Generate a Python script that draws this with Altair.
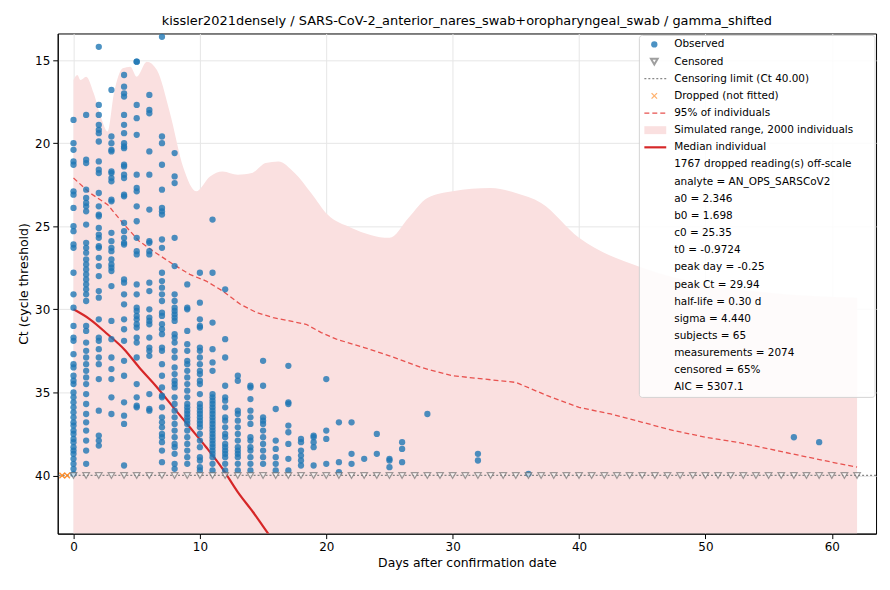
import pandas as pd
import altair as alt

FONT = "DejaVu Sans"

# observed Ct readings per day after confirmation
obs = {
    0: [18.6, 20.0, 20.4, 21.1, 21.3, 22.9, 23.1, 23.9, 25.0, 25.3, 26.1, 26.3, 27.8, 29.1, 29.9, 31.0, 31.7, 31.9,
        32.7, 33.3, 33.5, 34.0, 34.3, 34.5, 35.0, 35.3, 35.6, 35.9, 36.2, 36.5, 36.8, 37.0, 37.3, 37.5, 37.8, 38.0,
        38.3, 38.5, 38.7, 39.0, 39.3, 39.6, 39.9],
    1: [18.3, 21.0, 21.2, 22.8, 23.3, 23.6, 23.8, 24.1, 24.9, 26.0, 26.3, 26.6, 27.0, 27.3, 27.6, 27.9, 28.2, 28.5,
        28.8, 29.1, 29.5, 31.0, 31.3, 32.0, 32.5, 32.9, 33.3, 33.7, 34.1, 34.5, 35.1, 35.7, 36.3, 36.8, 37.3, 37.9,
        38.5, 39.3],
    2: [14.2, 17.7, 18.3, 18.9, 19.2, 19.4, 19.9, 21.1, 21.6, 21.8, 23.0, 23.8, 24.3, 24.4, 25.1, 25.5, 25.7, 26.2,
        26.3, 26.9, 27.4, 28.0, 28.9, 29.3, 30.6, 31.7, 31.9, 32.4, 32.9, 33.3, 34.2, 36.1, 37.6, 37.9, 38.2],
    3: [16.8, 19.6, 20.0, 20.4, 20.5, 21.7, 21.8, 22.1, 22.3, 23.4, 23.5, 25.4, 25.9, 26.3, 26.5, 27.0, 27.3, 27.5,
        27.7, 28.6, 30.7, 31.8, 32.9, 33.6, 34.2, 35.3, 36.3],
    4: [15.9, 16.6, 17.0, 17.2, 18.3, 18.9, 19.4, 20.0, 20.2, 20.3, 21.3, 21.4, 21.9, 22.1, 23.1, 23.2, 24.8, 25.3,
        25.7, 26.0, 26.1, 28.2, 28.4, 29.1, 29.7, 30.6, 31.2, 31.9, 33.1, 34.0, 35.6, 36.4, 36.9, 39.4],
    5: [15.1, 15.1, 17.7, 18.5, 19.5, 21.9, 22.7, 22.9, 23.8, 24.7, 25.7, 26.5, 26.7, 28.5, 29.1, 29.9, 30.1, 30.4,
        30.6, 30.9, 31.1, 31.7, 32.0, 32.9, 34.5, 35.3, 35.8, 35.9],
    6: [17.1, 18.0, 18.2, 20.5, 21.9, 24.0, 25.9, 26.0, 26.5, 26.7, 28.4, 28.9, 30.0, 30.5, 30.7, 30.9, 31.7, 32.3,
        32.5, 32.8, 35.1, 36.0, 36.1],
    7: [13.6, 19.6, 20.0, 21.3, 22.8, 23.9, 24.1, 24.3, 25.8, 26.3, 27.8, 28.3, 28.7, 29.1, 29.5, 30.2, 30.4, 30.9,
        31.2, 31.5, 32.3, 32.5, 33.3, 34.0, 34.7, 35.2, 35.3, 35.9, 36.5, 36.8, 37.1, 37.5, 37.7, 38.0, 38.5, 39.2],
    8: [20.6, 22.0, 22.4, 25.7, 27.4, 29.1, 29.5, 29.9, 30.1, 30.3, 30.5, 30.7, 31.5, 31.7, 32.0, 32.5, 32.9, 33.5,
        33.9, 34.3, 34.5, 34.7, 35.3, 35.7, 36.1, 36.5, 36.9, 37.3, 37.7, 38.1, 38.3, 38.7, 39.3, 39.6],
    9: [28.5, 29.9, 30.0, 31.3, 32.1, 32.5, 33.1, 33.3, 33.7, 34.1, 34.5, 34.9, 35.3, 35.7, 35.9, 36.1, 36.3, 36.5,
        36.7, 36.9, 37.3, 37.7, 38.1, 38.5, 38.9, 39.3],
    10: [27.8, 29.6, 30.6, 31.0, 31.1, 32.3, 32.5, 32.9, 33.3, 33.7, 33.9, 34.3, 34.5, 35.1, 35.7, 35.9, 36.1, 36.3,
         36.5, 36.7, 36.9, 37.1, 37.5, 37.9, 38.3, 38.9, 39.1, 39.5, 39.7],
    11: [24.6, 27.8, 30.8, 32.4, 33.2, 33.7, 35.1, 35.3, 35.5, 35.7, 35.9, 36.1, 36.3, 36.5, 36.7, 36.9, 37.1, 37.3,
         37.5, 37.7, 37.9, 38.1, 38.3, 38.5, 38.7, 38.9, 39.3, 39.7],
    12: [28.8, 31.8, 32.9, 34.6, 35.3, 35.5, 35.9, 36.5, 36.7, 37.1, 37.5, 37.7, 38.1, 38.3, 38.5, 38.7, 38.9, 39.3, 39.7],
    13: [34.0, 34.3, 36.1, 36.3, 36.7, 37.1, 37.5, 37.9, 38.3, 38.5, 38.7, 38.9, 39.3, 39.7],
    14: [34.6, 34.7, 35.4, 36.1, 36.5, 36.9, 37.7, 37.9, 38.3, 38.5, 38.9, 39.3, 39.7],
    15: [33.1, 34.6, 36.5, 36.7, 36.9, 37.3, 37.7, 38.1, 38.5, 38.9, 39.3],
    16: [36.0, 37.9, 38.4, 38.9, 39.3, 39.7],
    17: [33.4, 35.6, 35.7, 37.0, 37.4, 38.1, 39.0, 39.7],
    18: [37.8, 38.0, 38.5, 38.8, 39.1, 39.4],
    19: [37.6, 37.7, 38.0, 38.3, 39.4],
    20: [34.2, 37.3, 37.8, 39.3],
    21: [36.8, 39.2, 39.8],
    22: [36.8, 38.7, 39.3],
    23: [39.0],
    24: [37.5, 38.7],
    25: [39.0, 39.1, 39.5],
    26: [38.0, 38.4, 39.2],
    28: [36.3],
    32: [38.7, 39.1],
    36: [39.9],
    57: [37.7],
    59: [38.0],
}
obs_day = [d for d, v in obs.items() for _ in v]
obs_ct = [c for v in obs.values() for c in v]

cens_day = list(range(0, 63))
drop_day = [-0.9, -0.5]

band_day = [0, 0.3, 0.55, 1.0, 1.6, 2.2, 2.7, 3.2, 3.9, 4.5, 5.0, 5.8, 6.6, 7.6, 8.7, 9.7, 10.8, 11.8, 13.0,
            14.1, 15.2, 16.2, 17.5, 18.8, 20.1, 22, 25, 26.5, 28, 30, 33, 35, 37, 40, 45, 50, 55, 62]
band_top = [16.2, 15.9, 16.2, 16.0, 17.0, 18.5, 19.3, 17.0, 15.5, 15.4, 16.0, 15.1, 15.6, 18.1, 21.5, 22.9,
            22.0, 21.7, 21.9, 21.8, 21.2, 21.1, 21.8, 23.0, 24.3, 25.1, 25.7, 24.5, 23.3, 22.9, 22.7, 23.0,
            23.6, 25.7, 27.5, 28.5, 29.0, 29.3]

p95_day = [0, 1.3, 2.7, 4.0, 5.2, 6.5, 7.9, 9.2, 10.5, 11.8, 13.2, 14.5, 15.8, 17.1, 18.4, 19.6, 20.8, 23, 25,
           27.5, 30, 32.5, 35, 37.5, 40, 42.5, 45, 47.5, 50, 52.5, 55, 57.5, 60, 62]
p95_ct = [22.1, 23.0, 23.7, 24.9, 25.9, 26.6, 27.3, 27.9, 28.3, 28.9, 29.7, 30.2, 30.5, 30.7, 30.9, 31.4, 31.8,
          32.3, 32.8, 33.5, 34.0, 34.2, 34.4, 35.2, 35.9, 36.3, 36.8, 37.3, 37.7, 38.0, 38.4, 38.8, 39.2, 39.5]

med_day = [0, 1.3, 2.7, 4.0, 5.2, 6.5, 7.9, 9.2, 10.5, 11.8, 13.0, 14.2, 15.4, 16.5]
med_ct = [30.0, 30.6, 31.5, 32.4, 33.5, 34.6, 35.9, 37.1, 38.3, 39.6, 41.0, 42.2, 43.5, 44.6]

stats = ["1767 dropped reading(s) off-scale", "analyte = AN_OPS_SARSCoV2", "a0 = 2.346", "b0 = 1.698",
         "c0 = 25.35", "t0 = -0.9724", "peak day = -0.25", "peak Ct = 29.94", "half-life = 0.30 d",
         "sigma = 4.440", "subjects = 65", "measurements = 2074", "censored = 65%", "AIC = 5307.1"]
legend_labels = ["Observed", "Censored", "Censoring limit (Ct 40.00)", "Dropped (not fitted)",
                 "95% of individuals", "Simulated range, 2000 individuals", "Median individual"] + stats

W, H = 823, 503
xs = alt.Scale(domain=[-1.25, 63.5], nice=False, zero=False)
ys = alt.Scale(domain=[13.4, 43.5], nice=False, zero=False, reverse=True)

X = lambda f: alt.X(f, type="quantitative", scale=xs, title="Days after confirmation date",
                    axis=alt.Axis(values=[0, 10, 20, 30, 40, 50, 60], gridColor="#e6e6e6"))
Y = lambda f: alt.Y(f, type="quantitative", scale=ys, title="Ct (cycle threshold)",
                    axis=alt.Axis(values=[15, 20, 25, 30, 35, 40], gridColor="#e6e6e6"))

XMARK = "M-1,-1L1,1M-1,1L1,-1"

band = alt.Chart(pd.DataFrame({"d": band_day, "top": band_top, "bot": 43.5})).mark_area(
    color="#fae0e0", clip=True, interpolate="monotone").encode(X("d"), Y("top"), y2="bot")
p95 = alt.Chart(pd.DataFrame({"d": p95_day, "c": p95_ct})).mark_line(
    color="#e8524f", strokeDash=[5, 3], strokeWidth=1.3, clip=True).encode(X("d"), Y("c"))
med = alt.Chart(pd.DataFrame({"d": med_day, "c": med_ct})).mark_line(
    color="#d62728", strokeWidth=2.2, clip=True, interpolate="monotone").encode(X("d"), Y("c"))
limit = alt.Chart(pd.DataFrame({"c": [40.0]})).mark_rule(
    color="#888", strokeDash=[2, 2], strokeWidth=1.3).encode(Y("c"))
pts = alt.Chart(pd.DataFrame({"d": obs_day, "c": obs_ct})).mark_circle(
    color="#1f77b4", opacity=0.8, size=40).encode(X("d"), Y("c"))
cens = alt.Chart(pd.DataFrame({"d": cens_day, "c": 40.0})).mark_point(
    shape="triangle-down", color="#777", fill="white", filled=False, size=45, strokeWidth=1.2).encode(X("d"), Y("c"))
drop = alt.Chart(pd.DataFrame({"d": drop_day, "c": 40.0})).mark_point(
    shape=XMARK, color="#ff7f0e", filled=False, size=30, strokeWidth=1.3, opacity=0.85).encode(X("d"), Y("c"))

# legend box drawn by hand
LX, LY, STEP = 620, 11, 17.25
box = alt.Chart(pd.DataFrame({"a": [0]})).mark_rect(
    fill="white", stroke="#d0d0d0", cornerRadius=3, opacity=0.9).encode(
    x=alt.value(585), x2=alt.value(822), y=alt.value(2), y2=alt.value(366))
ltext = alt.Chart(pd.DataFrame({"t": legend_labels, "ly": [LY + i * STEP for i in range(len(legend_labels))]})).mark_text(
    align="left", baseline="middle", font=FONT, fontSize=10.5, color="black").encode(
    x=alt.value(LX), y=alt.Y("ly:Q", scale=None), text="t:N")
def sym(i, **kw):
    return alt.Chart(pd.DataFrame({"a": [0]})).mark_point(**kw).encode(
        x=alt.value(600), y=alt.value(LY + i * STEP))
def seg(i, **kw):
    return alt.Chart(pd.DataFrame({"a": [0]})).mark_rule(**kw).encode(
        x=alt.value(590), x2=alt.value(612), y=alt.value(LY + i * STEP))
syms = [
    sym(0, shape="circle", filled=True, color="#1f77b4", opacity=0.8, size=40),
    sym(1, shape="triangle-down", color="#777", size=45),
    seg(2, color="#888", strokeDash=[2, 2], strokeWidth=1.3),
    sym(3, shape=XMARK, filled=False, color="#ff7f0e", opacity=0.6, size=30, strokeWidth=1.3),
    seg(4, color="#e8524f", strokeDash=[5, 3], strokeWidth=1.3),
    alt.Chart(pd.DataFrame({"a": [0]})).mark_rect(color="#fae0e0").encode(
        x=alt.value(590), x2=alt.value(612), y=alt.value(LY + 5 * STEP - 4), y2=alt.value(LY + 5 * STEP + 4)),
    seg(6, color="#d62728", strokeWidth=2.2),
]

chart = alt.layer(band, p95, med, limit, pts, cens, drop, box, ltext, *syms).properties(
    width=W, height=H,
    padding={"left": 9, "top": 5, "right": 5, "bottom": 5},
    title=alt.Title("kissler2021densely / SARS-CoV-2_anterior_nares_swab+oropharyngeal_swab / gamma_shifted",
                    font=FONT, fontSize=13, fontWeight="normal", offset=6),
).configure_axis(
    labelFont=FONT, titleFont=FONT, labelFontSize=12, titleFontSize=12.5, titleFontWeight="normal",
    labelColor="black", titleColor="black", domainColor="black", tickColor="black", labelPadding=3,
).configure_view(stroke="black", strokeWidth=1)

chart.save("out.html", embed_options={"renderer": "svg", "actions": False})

--

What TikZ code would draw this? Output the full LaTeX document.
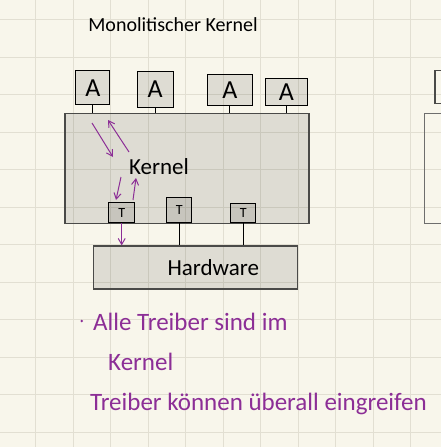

* * *

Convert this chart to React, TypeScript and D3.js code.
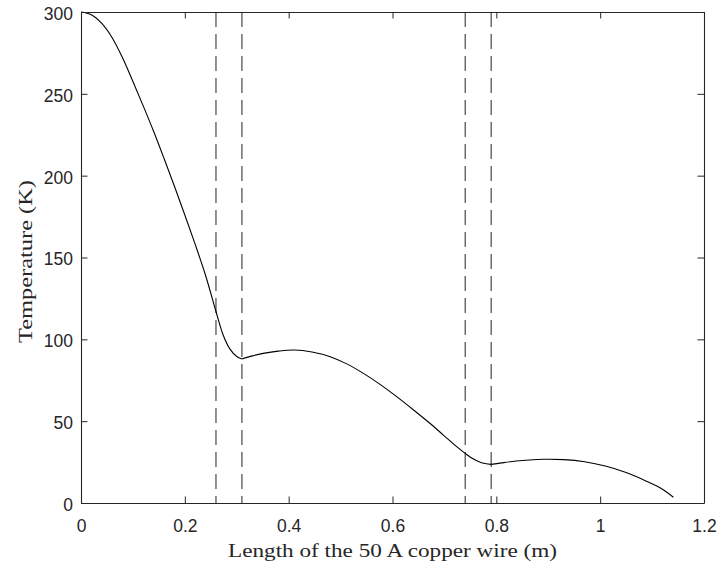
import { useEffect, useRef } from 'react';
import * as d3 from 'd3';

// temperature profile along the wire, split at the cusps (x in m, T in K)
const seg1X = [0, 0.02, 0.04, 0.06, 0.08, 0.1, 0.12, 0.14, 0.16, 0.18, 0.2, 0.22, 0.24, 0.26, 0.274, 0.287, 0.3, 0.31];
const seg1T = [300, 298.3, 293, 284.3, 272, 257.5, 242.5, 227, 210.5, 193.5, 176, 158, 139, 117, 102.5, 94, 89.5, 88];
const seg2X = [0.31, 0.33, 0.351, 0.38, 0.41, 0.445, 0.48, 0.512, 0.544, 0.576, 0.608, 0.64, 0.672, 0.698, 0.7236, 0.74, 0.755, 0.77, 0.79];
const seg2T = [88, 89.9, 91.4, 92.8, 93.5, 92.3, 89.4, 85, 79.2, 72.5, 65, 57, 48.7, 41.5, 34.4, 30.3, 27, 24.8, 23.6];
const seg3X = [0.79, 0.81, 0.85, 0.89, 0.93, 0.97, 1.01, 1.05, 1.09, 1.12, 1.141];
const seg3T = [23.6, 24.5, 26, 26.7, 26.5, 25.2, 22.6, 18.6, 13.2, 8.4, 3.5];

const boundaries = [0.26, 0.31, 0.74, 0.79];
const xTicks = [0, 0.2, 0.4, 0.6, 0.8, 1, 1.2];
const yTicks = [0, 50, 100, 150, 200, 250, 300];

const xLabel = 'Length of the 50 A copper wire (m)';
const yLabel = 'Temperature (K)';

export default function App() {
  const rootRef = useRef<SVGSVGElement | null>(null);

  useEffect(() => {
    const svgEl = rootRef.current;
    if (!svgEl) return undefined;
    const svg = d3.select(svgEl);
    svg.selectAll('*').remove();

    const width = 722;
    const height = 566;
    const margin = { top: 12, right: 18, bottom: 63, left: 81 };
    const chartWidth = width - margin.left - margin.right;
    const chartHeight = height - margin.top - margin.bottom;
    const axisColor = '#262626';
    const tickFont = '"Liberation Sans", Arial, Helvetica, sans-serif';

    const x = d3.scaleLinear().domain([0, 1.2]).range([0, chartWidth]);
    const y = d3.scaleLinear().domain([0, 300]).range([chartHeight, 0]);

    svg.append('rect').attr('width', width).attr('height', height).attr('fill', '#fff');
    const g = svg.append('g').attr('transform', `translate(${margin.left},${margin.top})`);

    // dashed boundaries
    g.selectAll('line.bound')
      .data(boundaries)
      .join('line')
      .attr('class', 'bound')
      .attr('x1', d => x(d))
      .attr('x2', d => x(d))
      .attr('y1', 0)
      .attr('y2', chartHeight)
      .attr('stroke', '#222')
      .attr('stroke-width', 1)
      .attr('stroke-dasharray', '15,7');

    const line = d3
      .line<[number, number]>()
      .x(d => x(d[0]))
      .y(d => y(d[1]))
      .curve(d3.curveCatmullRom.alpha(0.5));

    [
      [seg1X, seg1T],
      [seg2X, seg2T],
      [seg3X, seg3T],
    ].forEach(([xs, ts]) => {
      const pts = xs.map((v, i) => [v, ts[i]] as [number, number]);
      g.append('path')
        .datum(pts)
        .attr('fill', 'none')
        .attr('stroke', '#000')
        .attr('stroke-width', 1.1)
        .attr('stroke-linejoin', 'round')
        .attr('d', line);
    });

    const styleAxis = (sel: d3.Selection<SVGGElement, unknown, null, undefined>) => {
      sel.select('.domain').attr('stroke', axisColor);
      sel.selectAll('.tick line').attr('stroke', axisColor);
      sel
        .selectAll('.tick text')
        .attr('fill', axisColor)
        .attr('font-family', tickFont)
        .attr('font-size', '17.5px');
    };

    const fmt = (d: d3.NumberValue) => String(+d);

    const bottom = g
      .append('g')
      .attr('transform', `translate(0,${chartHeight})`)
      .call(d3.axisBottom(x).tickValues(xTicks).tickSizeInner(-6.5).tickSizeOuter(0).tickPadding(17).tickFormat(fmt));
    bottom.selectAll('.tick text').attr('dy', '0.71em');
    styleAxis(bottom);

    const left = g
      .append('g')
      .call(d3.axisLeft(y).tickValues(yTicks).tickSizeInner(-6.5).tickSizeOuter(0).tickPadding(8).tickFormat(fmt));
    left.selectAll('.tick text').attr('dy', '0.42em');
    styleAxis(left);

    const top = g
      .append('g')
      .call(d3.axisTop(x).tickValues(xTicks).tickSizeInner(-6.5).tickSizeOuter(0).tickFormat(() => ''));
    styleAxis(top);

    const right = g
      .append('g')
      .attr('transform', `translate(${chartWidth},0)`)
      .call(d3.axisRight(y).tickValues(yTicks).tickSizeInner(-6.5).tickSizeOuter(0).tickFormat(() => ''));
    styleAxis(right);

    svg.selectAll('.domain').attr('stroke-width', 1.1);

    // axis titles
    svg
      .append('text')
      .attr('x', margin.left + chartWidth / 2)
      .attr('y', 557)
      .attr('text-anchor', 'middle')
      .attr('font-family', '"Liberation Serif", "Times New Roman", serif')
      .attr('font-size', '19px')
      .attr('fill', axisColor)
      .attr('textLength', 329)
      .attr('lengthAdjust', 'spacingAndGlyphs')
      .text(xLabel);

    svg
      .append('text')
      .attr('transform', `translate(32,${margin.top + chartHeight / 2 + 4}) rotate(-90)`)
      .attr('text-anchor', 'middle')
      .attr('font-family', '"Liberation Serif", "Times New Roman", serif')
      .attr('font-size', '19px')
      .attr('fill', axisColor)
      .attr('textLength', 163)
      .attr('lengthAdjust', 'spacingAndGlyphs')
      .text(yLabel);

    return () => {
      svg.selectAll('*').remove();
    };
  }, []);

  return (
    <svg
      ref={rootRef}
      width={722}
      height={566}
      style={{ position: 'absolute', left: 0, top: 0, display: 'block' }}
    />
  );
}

**Task details**: Print out, exactly and with nothing added, the lines starting at the line holding "Convert this chart" and ending at the line holding "import * as d3 from 'd3';", minus any pictures.

**Answer to this task**:
Convert this chart to React, TypeScript and D3.js code.
import { useEffect, useRef } from 'react';
import * as d3 from 'd3';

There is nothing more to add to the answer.